UPDATE: FTC Investigated PR Firm For App Store Review Tampering


UPDATE: In an effort to discover how the FTC was able to uncover Reverb's illicit App Store reviews, I spoke with Stacey Ferguson, a Staff Attorney at the FTC in the division of Advertising Practices in the Bureau of Consumer Protection. Ferguson worked on the Reverb case and while she wasn't able to go into specifics, she did mention that the FTC "got reports from press that Reverb was involved in these fake postings and we decided to look into it some more, so we opened an investigation."

Once the investigation began, Ferguson explained that the FTC "reviewed internal Reverb materials and documents, so we were able to determine that part of [Reverb's] marketing campaign was to post these fake reviews on behalf of their client."
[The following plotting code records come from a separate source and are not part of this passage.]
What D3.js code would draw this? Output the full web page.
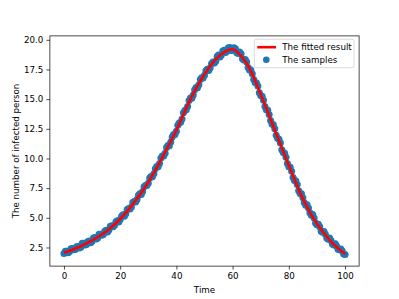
<!DOCTYPE html>
<html>
<head>
<meta charset="utf-8">
<script src="https://cdn.jsdelivr.net/npm/d3@7"></script>
<style>
  body { margin: 0; background: #fff; }
  text { font-family: "DejaVu Sans", sans-serif; }
</style>
</head>
<body>
<div id="chart"></div>
<script>
// fitted curve, every 5 time units
const fitTimes = d3.range(0, 101, 5);
const fitValues = [2.05, 2.5, 3.1, 3.85, 4.9, 6.3, 8.0, 10.1, 12.4, 15.0, 17.1,
  18.6, 19.2, 18.0, 15.4, 12.4, 9.4, 6.6, 4.5, 3.0, 1.95];

// noisy samples at whole time units (0..100)
const samplesWhole = [2.0, 2.18, 2.15, 2.42, 2.33, 2.58, 2.52, 2.85, 2.76, 3.05, 3.02,
  3.35, 3.30, 3.62, 3.60, 3.95, 3.98, 4.32, 4.38, 4.75, 4.85,
  5.25, 5.35, 5.78, 5.92, 6.38, 6.55, 7.02, 7.22, 7.72, 7.92,
  8.48, 8.72, 9.32, 9.58, 10.2, 10.45, 11.1, 11.38, 12.02, 12.3,
  13.0, 13.32, 14.05, 14.38, 15.1, 15.35, 15.98, 16.22, 16.8, 17.02,
  17.52, 17.62, 18.12, 18.2, 18.72, 18.72, 19.12, 19.05, 19.35, 19.12,
  19.25, 18.85, 18.82, 18.3, 18.12, 17.45, 17.15, 16.4, 16.1, 15.3,
  14.9, 14.1, 13.7, 12.9, 12.5, 11.7, 11.3, 10.5, 10.1, 9.3,
  8.92, 8.15, 7.8, 7.05, 6.7, 6.05, 5.82, 5.22, 4.98, 4.42,
  4.25, 3.78, 3.62, 3.2, 3.08, 2.7, 2.63, 2.3, 2.2, 1.9];

// noisy samples at half time units (0.5..99.5)
const samplesHalf = [2.19, 2.05, 2.40, 2.30, 2.57, 2.46, 2.85, 2.70, 3.0, 2.89,
  3.29, 3.21, 3.62, 3.53, 3.87, 3.81, 4.29, 4.24, 4.67, 4.64,
  5.13, 5.13, 5.70, 5.75, 6.31, 6.34, 6.91, 6.96, 7.61, 7.72,
  8.35, 8.47, 9.14, 9.30, 10.04, 10.21, 10.92, 11.08, 11.82, 12.03,
  12.81, 13.05, 13.85, 14.11, 14.88, 15.07, 15.79, 15.95, 16.65, 16.78,
  17.40, 17.41, 17.98, 18.05, 18.60, 18.56, 19.05, 18.94, 19.34, 19.11,
  19.33, 18.91, 18.97, 18.41, 18.35, 17.66, 17.46, 16.65, 16.37, 15.53,
  15.24, 14.38, 14.06, 13.2, 12.85, 11.96, 11.62, 10.74, 10.44, 9.58,
  9.27, 8.40, 8.10, 7.28, 7.02, 6.26, 6.10, 5.43, 5.27, 4.56,
  4.46, 3.87, 3.85, 3.30, 3.30, 2.79, 2.82, 2.35, 2.38, 1.95];

const xTicks = [0, 20, 40, 60, 80, 100];
const yTicks = [2.5, 5.0, 7.5, 10.0, 12.5, 15.0, 17.5, 20.0];
const legendLabels = ["The fitted result", "The samples"];

const samples = samplesWhole.map((v, i) => ({t: i, v: v}))
  .concat(samplesHalf.map((v, i) => ({t: i + 0.5, v: v})));

const W = 399, H = 299;
const margin = {top: 35.9, right: 39.9, bottom: 32.9, left: 49.9},
  width = W - margin.left - margin.right,
  height = H - margin.top - margin.bottom;

const svg = d3.select("#chart").append("svg")
  .attr("width", W).attr("height", H);
const g = svg.append("g")
  .attr("transform", `translate(${margin.left},${margin.top})`);

const x = d3.scaleLinear().domain([-5, 105]).range([0, width]);
const y = d3.scaleLinear().domain([0.93, 20.33]).range([height, 0]);

// samples
g.selectAll("circle.sample")
  .data(samples)
  .join("circle")
    .attr("class", "sample")
    .attr("cx", d => x(d.t))
    .attr("cy", d => y(d.v))
    .attr("r", 3.5)
    .style("fill", "#1f77b4");

// fitted line
const line = d3.line()
  .x(d => x(d))
  .y((d, i) => y(fitValues[i]))
  .curve(d3.curveCatmullRom);
g.append("path")
  .datum(fitTimes)
  .attr("d", line)
  .style("fill", "none")
  .style("stroke", "red")
  .style("stroke-width", 2.6);

// axes
const xAxis = g.append("g")
  .attr("transform", `translate(0,${height})`)
  .call(d3.axisBottom(x).tickValues(xTicks).tickSize(3.5).tickPadding(3).tickFormat(d3.format("d")));
const yAxis = g.append("g")
  .call(d3.axisLeft(y).tickValues(yTicks).tickSize(3.5).tickPadding(3).tickFormat(d3.format(".1f")));
[xAxis, yAxis].forEach(a => {
  a.selectAll("text").style("font-size", "8.7px").style("fill", "#000")
    .style("font-family", "DejaVu Sans");
  a.selectAll("line").style("stroke", "#000").style("stroke-width", 0.7);
  a.select(".domain").remove();
});

// spines
g.append("rect")
  .attr("width", width).attr("height", height)
  .style("fill", "none").style("stroke", "#000").style("stroke-width", 0.7);

// axis labels
g.append("text")
  .attr("x", width / 2).attr("y", height + 27)
  .attr("text-anchor", "middle")
  .style("font-size", "8.7px")
  .text("Time");
g.append("text")
  .attr("transform", `translate(${-31},${height / 2}) rotate(-90)`)
  .attr("text-anchor", "middle")
  .style("font-size", "8.7px")
  .text("The number of infected person");

// legend
const lg = g.append("g").attr("transform", `translate(${width - 104.8},3.4)`);
lg.append("rect")
  .attr("width", 99.7).attr("height", 28.4)
  .attr("rx", 2)
  .style("fill", "#fff").style("fill-opacity", 0.8)
  .style("stroke", "#ccc").style("stroke-width", 0.7);
lg.append("line")
  .attr("x1", 3).attr("x2", 21.7).attr("y1", 7.9).attr("y2", 7.9)
  .style("stroke", "red").style("stroke-width", 2.6);
lg.append("circle")
  .attr("cx", 12).attr("cy", 20.4).attr("r", 3.3)
  .style("fill", "#1f77b4");
lg.selectAll("text.leg")
  .data(legendLabels)
  .join("text")
    .attr("class", "leg")
    .attr("x", 28)
    .attr("y", (d, i) => 7.9 + i * 12.5)
    .attr("dy", "0.35em")
    .style("font-size", "8.7px")
    .text(d => d);
</script>
</body>
</html>
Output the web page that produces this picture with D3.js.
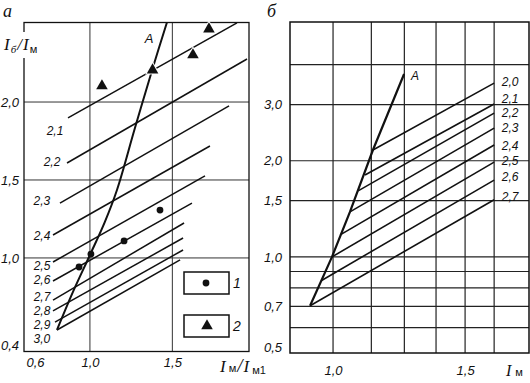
<!DOCTYPE html>
<html><head><meta charset="utf-8">
<script src="https://cdn.jsdelivr.net/npm/d3@7"></script>
<style>
html,body{margin:0;padding:0;background:#fff;}
svg{display:block;}
</style></head><body>
<svg id="c" width="530" height="383"></svg>
<script>
// ---------- panel а ----------
const leftLineLabels = ["2,1","2,2","2,3","2,4","2,5","2,6","2,7","2,8","2,9","3,0"];
const leftStartX = [0.867,0.861,0.818,0.776,0.776,0.776,0.776,0.776,0.788,0.800];
const leftStartY = [1.898,1.609,1.352,1.147,0.974,0.852,0.730,0.660,0.589,0.538];
const leftEndX   = [1.892,1.953,1.844,1.728,1.698,1.619,1.571,1.565,1.565,1.547];
const leftEndY   = [2.507,2.276,1.975,1.718,1.526,1.352,1.224,1.128,1.051,0.987];
const leftCurveAX = [0.800,0.897,1.000,1.090,1.164,1.273,1.383,1.467];
const leftCurveAY = [0.538,0.782,1.019,1.230,1.436,1.833,2.225,2.510];
const series1X = [0.934,1.006,1.207,1.425];
const series1Y = [0.942,1.025,1.109,1.307];
const series2X = [1.073,1.380,1.625,1.722];
const series2Y = [2.103,2.205,2.302,2.468];
const leftXTicks = [0.6,1.0,1.5];
const leftYTicks = [0.4,1.0,1.5,2.0];
const leftGridX = [1.0,1.5];
const leftGridY = [1.0,1.5,2.0];
const legendLabels = ["1","2"];

// ---------- panel б ----------
const rightLineLabels = ["2,0","2,1","2,2","2,3","2,4","2,5","2,6","2,7"];
const rightStartX = [1.151,1.121,1.095,1.064,1.027,0.996,0.955,0.913];
const rightStartY = [2.161,1.805,1.609,1.383,1.172,1.000,0.842,0.703];
const rightEndX   = [1.610,1.610,1.610,1.610,1.610,1.610,1.610,1.610];
const rightEndY   = [3.50,3.01,2.82,2.53,2.24,1.98,1.74,1.51];
const rightCurveAX = [0.913,0.996,1.064,1.151,1.269];
const rightCurveAY = [0.703,1.000,1.383,2.161,3.74];
const rightXTicks = [1.0,1.5];
const rightYTicks = [0.5,0.7,1.0,1.5,2.0,3.0];
const rightGridX = [1.0,1.145,1.27,1.39,1.5,1.61];
const rightGridY = [0.6,0.7,0.8,0.9,1.0,1.5,2.0,3.0,4.0];

// layout (pixel offsets of curve labels from line start / end)
const leftLabelOff = [[-13,13],[-15,-1],[-18,-2],[-11,1],[-11,4],[-11,-1],[-11,-3],[-11,0],[-13,3],[-15,9]];
const rightLabelOff = [[16,-1],[16,-5],[16,0],[16,0],[16,1],[16,-1],[16,-3],[16,-3]];

const NUM_FONT = "'Liberation Sans Narrow','Liberation Sans',sans-serif";
const SERIF = "'Liberation Serif','DejaVu Serif',serif";
const fmt = d => d3.format(".1f")(d).replace(".", ",");
const INK = "#111";
const LBL = 12;

const svg = d3.select("#c");
svg.append("rect").attr("width",530).attr("height",383).attr("fill","#fff");

function styleAxis(g, size){
  g.select(".domain").remove();
  g.attr("font-family", NUM_FONT).attr("font-size", size).attr("font-style","italic");
  g.selectAll("text").attr("fill", INK);
}

// ================= panel а =================
const xL = d3.scaleLinear().domain([0.6, 1.965]).range([24, 249]);
const yL = d3.scaleLinear().domain([0.4, 2.51]).range([351.5, 22.5]);
const gL = svg.append("g");

gL.selectAll(".gx").data(leftGridX).join("line")
  .attr("x1",d=>xL(d)).attr("x2",d=>xL(d)).attr("y1",yL.range()[0]).attr("y2",yL.range()[1])
  .attr("stroke","#333").attr("stroke-width",1);
gL.selectAll(".gy").data(leftGridY).join("line")
  .attr("y1",d=>yL(d)).attr("y2",d=>yL(d)).attr("x1",xL.range()[0]).attr("x2",xL.range()[1])
  .attr("stroke","#333").attr("stroke-width",1);
gL.append("rect").attr("x",xL.range()[0]).attr("y",yL.range()[1])
  .attr("width",xL.range()[1]-xL.range()[0]).attr("height",yL.range()[0]-yL.range()[1])
  .attr("fill","none").attr("stroke",INK).attr("stroke-width",1.3);

// parallel lines
gL.selectAll(".pl").data(leftLineLabels).join("line")
  .attr("x1",(d,i)=>xL(leftStartX[i])).attr("y1",(d,i)=>yL(leftStartY[i]))
  .attr("x2",(d,i)=>xL(leftEndX[i])).attr("y2",(d,i)=>yL(leftEndY[i]))
  .attr("stroke",INK).attr("stroke-width",1.5);
gL.selectAll(".pll").data(leftLineLabels).join("text")
  .attr("x",(d,i)=>xL(leftStartX[i])+leftLabelOff[i][0])
  .attr("y",(d,i)=>yL(leftStartY[i])+leftLabelOff[i][1])
  .attr("dy","0.36em").attr("text-anchor","middle")
  .attr("font-family",NUM_FONT).attr("font-style","italic").attr("font-size",LBL).attr("fill",INK)
  .text(d=>d);

// curve A
const lineA_L = d3.line().x(d=>xL(d[0])).y(d=>yL(d[1])).curve(d3.curveCatmullRom);
gL.append("path").attr("d", lineA_L(leftCurveAX.map((x,i)=>[x,leftCurveAY[i]])))
  .attr("fill","none").attr("stroke",INK).attr("stroke-width",2);
gL.append("text").attr("x",149).attr("y",43).attr("text-anchor","middle")
  .attr("font-family",NUM_FONT).attr("font-style","italic").attr("font-size",13).attr("fill",INK).text("A");

// series 1 (dots)
gL.selectAll(".s1").data(series1X).join("circle")
  .attr("cx",d=>xL(d)).attr("cy",(d,i)=>yL(series1Y[i])).attr("r",3.4).attr("fill",INK);
// series 2 (triangles)
const tri = d3.symbol(d3.symbolTriangle, 58);
gL.selectAll(".s2").data(series2X).join("path")
  .attr("d",tri).attr("transform",(d,i)=>`translate(${xL(d)},${yL(series2Y[i])})`)
  .attr("fill",INK).attr("stroke","#fff").attr("stroke-width",2).attr("paint-order","stroke");

// axes
const axL = gL.append("g").attr("transform",`translate(${xL.range()[0]},0)`)
  .call(d3.axisLeft(yL).tickValues(leftYTicks).tickSize(0).tickPadding(5).tickFormat(fmt));
styleAxis(axL, 13);
axL.selectAll("text").filter(d=>d===0.4).attr("dy","-0.15em");
const abL = gL.append("g").attr("transform",`translate(0,${yL.range()[0]})`)
  .call(d3.axisBottom(xL).tickValues(leftXTicks).tickSize(0).tickPadding(6).tickFormat(fmt));
styleAxis(abL, 13);
abL.selectAll("text").filter(d=>d===0.6).attr("dx",11);

// legend
const legY = [283, 326];
legendLabels.forEach((lab,i)=>{
  gL.append("rect").attr("x",184).attr("y",legY[i]-11).attr("width",45).attr("height",22)
    .attr("fill","#fff").attr("stroke",INK).attr("stroke-width",1.5);
  if(i===0) gL.append("circle").attr("cx",206).attr("cy",legY[i]).attr("r",3.4).attr("fill",INK);
  else gL.append("path").attr("d",tri).attr("transform",`translate(207,${legY[i]})`).attr("fill",INK);
  gL.append("text").attr("x",237).attr("y",legY[i]).attr("dy","0.36em").attr("text-anchor","middle")
    .attr("font-family",NUM_FONT).attr("font-style","italic").attr("font-size",14).attr("fill",INK).text(lab);
});

// y title
gL.append("rect").attr("x",18).attr("y",32).attr("width",12).attr("height",26).attr("fill","#fff");
const tY = gL.append("text").attr("x",4).attr("y",50).attr("font-family",SERIF).attr("font-style","italic")
  .attr("font-size",17).attr("fill",INK);
tY.append("tspan").text("I");
tY.append("tspan").attr("font-size",11).attr("dy",3).attr("dx",1).text("б");
tY.append("tspan").attr("dy",-3).attr("dx",1).text("/");
tY.append("tspan").attr("dx",1).text("I");
tY.append("tspan").attr("font-size",11).attr("font-style","normal").attr("font-family",NUM_FONT).attr("dy",3).attr("dx",1).text("м");

// x title
const tX = gL.append("text").attr("x",220).attr("y",372).attr("font-family",SERIF).attr("font-style","italic")
  .attr("font-size",17).attr("fill",INK);
tX.append("tspan").text("I");
tX.append("tspan").attr("font-size",11).attr("font-style","normal").attr("font-family",NUM_FONT).attr("dx",3).text("м");
tX.append("tspan").attr("dx",1).attr("font-size",19).text("/");
tX.append("tspan").attr("dx",1).text("I");
tX.append("tspan").attr("font-size",11).attr("font-style","normal").attr("font-family",NUM_FONT).attr("dx",3).attr("dy",2).text("м1");

// panel letter
svg.append("text").attr("x",3).attr("y",17).attr("font-family",SERIF).attr("font-style","italic")
  .attr("font-size",18).attr("fill",INK).text("а");

// ================= panel б =================
const xR = d3.scaleLinear().domain([0.837, 1.742]).range([290, 529]);
const yR = d3.scaleLog().domain([0.5, 5.44]).range([353, 22]);
const gR = svg.append("g");

gR.selectAll(".gx").data(rightGridX).join("line")
  .attr("x1",d=>xR(d)).attr("x2",d=>xR(d)).attr("y1",yR.range()[0]).attr("y2",yR.range()[1])
  .attr("stroke","#222").attr("stroke-width",1.2);
gR.selectAll(".gy").data(rightGridY).join("line")
  .attr("y1",d=>yR(d)).attr("y2",d=>yR(d)).attr("x1",xR.range()[0]).attr("x2",xR.range()[1])
  .attr("stroke","#222").attr("stroke-width",1.2);
gR.append("rect").attr("x",xR.range()[0]).attr("y",yR.range()[1])
  .attr("width",xR.range()[1]-xR.range()[0]).attr("height",yR.range()[0]-yR.range()[1])
  .attr("fill","none").attr("stroke",INK).attr("stroke-width",1.5);

gR.selectAll(".pl").data(rightLineLabels).join("line")
  .attr("x1",(d,i)=>xR(rightStartX[i])).attr("y1",(d,i)=>yR(rightStartY[i]))
  .attr("x2",(d,i)=>xR(rightEndX[i])).attr("y2",(d,i)=>yR(rightEndY[i]))
  .attr("stroke",INK).attr("stroke-width",1.6);
gR.selectAll(".pll").data(rightLineLabels).join("text")
  .attr("x",(d,i)=>xR(rightEndX[i])+rightLabelOff[i][0])
  .attr("y",(d,i)=>yR(rightEndY[i])+rightLabelOff[i][1])
  .attr("dy","0.36em").attr("text-anchor","middle")
  .attr("font-family",NUM_FONT).attr("font-style","italic").attr("font-size",LBL).attr("fill",INK)
  .text(d=>d);

const lineA_R = d3.line().x(d=>xR(d[0])).y(d=>yR(d[1]));
gR.append("path").attr("d", lineA_R(rightCurveAX.map((x,i)=>[x,rightCurveAY[i]])))
  .attr("fill","none").attr("stroke",INK).attr("stroke-width",2.2);
gR.append("text").attr("x",415).attr("y",80).attr("text-anchor","middle")
  .attr("font-family",NUM_FONT).attr("font-style","italic").attr("font-size",12).attr("fill",INK).text("A");

const axR = gR.append("g").attr("transform",`translate(${xR.range()[0]},0)`)
  .call(d3.axisLeft(yR).tickValues(rightYTicks).tickSize(0).tickPadding(8).tickFormat(fmt));
styleAxis(axR, 13);
axR.selectAll("text").filter(d=>d===0.5).attr("dy","-0.15em");
const abR = gR.append("g").attr("transform",`translate(0,${yR.range()[0]})`)
  .call(d3.axisBottom(xR).tickValues(rightXTicks).tickSize(0).tickPadding(13).tickFormat(fmt));
styleAxis(abR, 13);

const tX2 = gR.append("text").attr("x",506).attr("y",376).attr("font-family",SERIF).attr("font-style","italic")
  .attr("font-size",16).attr("fill",INK);
tX2.append("tspan").text("I");
tX2.append("tspan").attr("font-size",11).attr("font-style","normal").attr("font-family",NUM_FONT).attr("dx",4).text("м");

svg.append("text").attr("x",267).attr("y",17).attr("font-family",SERIF).attr("font-style","italic")
  .attr("font-size",18).attr("fill",INK).text("б");
</script>
</body></html>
In closing, Ferguson gave some suggestions for ways companies can avoid running into the same issues:

"I would just encourage companies to make sure that their advertising agencies and PR firms are aware of the FTC act and are making the proper disclosures. Companies should understand that the goal should be consumer understanding and transparency. And consumers might want to take online postings with a grain of salt, because you never know who is actually making the posting."

UPDATE 2: Just received Reverb's official statement on the matter, which you can read right here:

During discussions with the FTC, it became apparent that we would never agree on the facts of the situation. Rather than continuing to spend time and money arguing, and laying off employees to fight what we believed was a frivolous matter, we settled this case and ended the discussion because as the FTC states: "The consent agreement is for settlement purposes only and does not constitute admission by the respondents of a law violation."

ORIGINAL STORY: The Federal Trade Commission has settled charges with Reverb Communications which state that the PR company had its employees post positive reviews of iPhone games in the App Store without disclosing that they were employed by the game's developer or that they received a portion of the game's profits.

In a press release, Mary Engle, the Director of the FTC's Division of Advertising Practices, said that companies, "including public relations firms involved in online marketing need to abide by long-held principles of truth in advertising...Advertisers should not pass themselves off as ordinary consumers touting a product, and endorsers should make it clear when they have financial connections to sellers."

By settling with the FTC, Reverb was required to remove all of the reviews its employees posted which don't explicitly state that the reviews were from partial reviewers. The settlement also bars Reverb from posting reviews in the future which don't make the source of the review clear.

In the end, the settlement was relatively toothless, given that Reverb suffered not much more than a wrist-slap and a "Don't do it again!" from the FTC.

So why should you care? The App Store has shown time and time again that positive reviews can drive sales for a game, and the fact that there may be bogus reviews on there call the starred rating system into question as a valid determinate for quality.

That being said, there are limits to the extent to which review scores can be "faked" on the App Store. Only those who have purchased a game can review it, so unless a mega corporation gives download codes to all their employees, you're never going to see fake five-star reviews in the thousands. So yeah, "Fruit Ninja" is legitimately awesome.